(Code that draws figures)
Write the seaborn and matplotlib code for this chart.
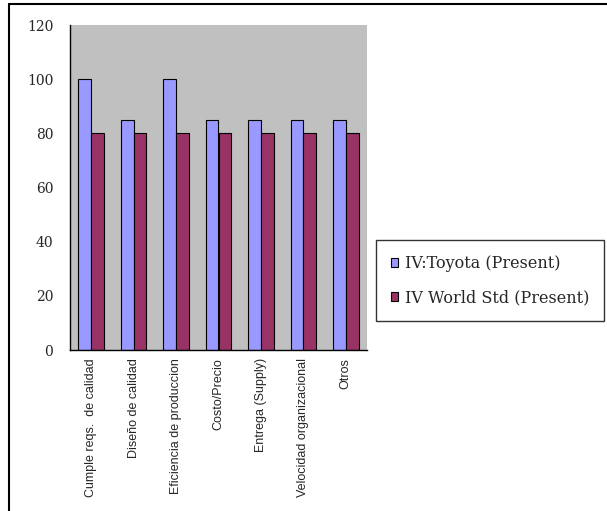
import matplotlib
matplotlib.use("Agg")
import matplotlib.pyplot as plt
from matplotlib.lines import Line2D
from matplotlib.patches import Patch
import numpy as np
import pandas as pd
import seaborn as sns

categories = [
    "Cumple reqs.  de calidad",
    "Diseño de calidad",
    "Eficiencia de produccion",
    "Costo/Precio",
    "Entrega (Supply)",
    "Velocidad organizacional",
    "Otros",
]
series_names = ["IV:Toyota (Present)", "IV World Std (Present)"]
toyota = [100, 85, 100, 85, 85, 85, 85]
world_std = [80, 80, 80, 80, 80, 80, 80]
y_ticks = [0, 20, 40, 60, 80, 100, 120]

colors = ["#9999FF", "#993366"]

df = pd.DataFrame({
    "categoria": categories * 2,
    "serie": [series_names[0]] * len(categories) + [series_names[1]] * len(categories),
    "valor": toyota + world_std,
})

sns.set_theme(style="white")
plt.rcParams["font.family"] = ["DejaVu Serif"]

W, H = 607, 511
fig = plt.figure(figsize=(W / 100, H / 100), dpi=100)
left, right, top, bottom = 70, 367, 25, 350
ax = fig.add_axes([left / W, 1 - bottom / H, (right - left) / W, (bottom - top) / H])

sns.barplot(data=df, x="categoria", y="valor", hue="serie", order=categories,
            hue_order=series_names, palette=colors, width=0.6, gap=0,
            edgecolor="black", linewidth=0.8, saturation=1, ax=ax, legend=False)

ax.set_facecolor("#C0C0C0")
ax.set_xlim(-0.5, len(categories) - 0.5)
ax.set_ylim(0, 120)
ax.set_xlabel("")
ax.set_ylabel("")

for side in ["top", "right"]:
    ax.spines[side].set_visible(False)
for side in ["left", "bottom"]:
    ax.spines[side].set_color("black")
    ax.spines[side].set_linewidth(1.0)

ax.set_yticks(y_ticks)
ax.set_yticklabels([str(v) for v in y_ticks], fontsize=10)
ax.tick_params(axis="y", direction="out", length=6, width=1, color="black", pad=6)

# category boundary ticks (major) and labels at the centers (minor)
ax.set_xticks(np.arange(-0.5, len(categories), 1.0))
ax.set_xticklabels([])
ax.tick_params(axis="x", which="major", direction="out", length=5, width=1, color="black")
ax.set_xticks(np.arange(len(categories)), minor=True)
ax.set_xticklabels(categories, minor=True, rotation=90, fontsize=9,
                   family=["Liberation Sans", "DejaVu Sans"], va="top", ha="center")
ax.tick_params(axis="x", which="minor", length=0, pad=6)

handles = [Patch(facecolor=c, edgecolor="black", linewidth=0.8) for c in colors]
leg = fig.legend(handles, series_names, loc="upper left",
                 bbox_to_anchor=(376 / W, 1 - 240 / H), frameon=True, fancybox=False,
                 fontsize=11.5, handlelength=0.45, handleheight=0.5, handletextpad=0.4,
                 labelspacing=1.05, borderpad=0.95, borderaxespad=0)
leg.get_frame().set_edgecolor("black")
leg.get_frame().set_linewidth(1.0)

# outer chart border
fig.add_artist(Line2D([9 / W, 1.0], [1 - 4 / H, 1 - 4 / H], color="black", lw=1.5,
                      transform=fig.transFigure))
fig.add_artist(Line2D([9 / W, 9 / W], [1 - 4 / H, 0.0], color="black", lw=1.5,
                      transform=fig.transFigure))

fig.savefig("out.png", dpi=100, facecolor="white")
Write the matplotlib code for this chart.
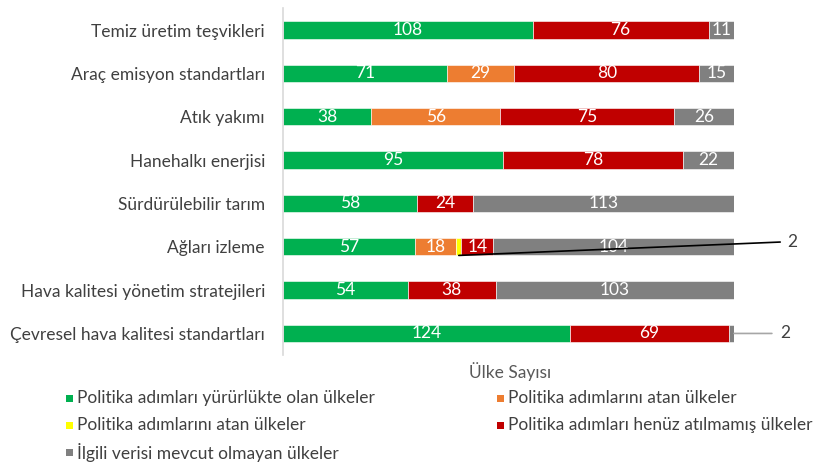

# [Problem details]
Restate the data above word for word. Do not include the images.

# [Task solution]
Write the seaborn and matplotlib code for this chart.
import matplotlib
matplotlib.use("Agg")
import matplotlib.pyplot as plt
from matplotlib.lines import Line2D
from matplotlib.patches import Patch
import numpy as np
import pandas as pd
import seaborn as sns

categories = [
    "Cumple reqs.  de calidad",
    "Diseño de calidad",
    "Eficiencia de produccion",
    "Costo/Precio",
    "Entrega (Supply)",
    "Velocidad organizacional",
    "Otros",
]
series_names = ["IV:Toyota (Present)", "IV World Std (Present)"]
toyota = [100, 85, 100, 85, 85, 85, 85]
world_std = [80, 80, 80, 80, 80, 80, 80]
y_ticks = [0, 20, 40, 60, 80, 100, 120]

colors = ["#9999FF", "#993366"]

df = pd.DataFrame({
    "categoria": categories * 2,
    "serie": [series_names[0]] * len(categories) + [series_names[1]] * len(categories),
    "valor": toyota + world_std,
})

sns.set_theme(style="white")
plt.rcParams["font.family"] = ["DejaVu Serif"]

W, H = 607, 511
fig = plt.figure(figsize=(W / 100, H / 100), dpi=100)
left, right, top, bottom = 70, 367, 25, 350
ax = fig.add_axes([left / W, 1 - bottom / H, (right - left) / W, (bottom - top) / H])

sns.barplot(data=df, x="categoria", y="valor", hue="serie", order=categories,
            hue_order=series_names, palette=colors, width=0.6, gap=0,
            edgecolor="black", linewidth=0.8, saturation=1, ax=ax, legend=False)

ax.set_facecolor("#C0C0C0")
ax.set_xlim(-0.5, len(categories) - 0.5)
ax.set_ylim(0, 120)
ax.set_xlabel("")
ax.set_ylabel("")

for side in ["top", "right"]:
    ax.spines[side].set_visible(False)
for side in ["left", "bottom"]:
    ax.spines[side].set_color("black")
    ax.spines[side].set_linewidth(1.0)

ax.set_yticks(y_ticks)
ax.set_yticklabels([str(v) for v in y_ticks], fontsize=10)
ax.tick_params(axis="y", direction="out", length=6, width=1, color="black", pad=6)

# category boundary ticks (major) and labels at the centers (minor)
ax.set_xticks(np.arange(-0.5, len(categories), 1.0))
ax.set_xticklabels([])
ax.tick_params(axis="x", which="major", direction="out", length=5, width=1, color="black")
ax.set_xticks(np.arange(len(categories)), minor=True)
ax.set_xticklabels(categories, minor=True, rotation=90, fontsize=9,
                   family=["Liberation Sans", "DejaVu Sans"], va="top", ha="center")
ax.tick_params(axis="x", which="minor", length=0, pad=6)

handles = [Patch(facecolor=c, edgecolor="black", linewidth=0.8) for c in colors]
leg = fig.legend(handles, series_names, loc="upper left",
                 bbox_to_anchor=(376 / W, 1 - 240 / H), frameon=True, fancybox=False,
                 fontsize=11.5, handlelength=0.45, handleheight=0.5, handletextpad=0.4,
                 labelspacing=1.05, borderpad=0.95, borderaxespad=0)
leg.get_frame().set_edgecolor("black")
leg.get_frame().set_linewidth(1.0)

# outer chart border
fig.add_artist(Line2D([9 / W, 1.0], [1 - 4 / H, 1 - 4 / H], color="black", lw=1.5,
                      transform=fig.transFigure))
fig.add_artist(Line2D([9 / W, 9 / W], [1 - 4 / H, 0.0], color="black", lw=1.5,
                      transform=fig.transFigure))

fig.savefig("out.png", dpi=100, facecolor="white")
Write the matplotlib code for this chart.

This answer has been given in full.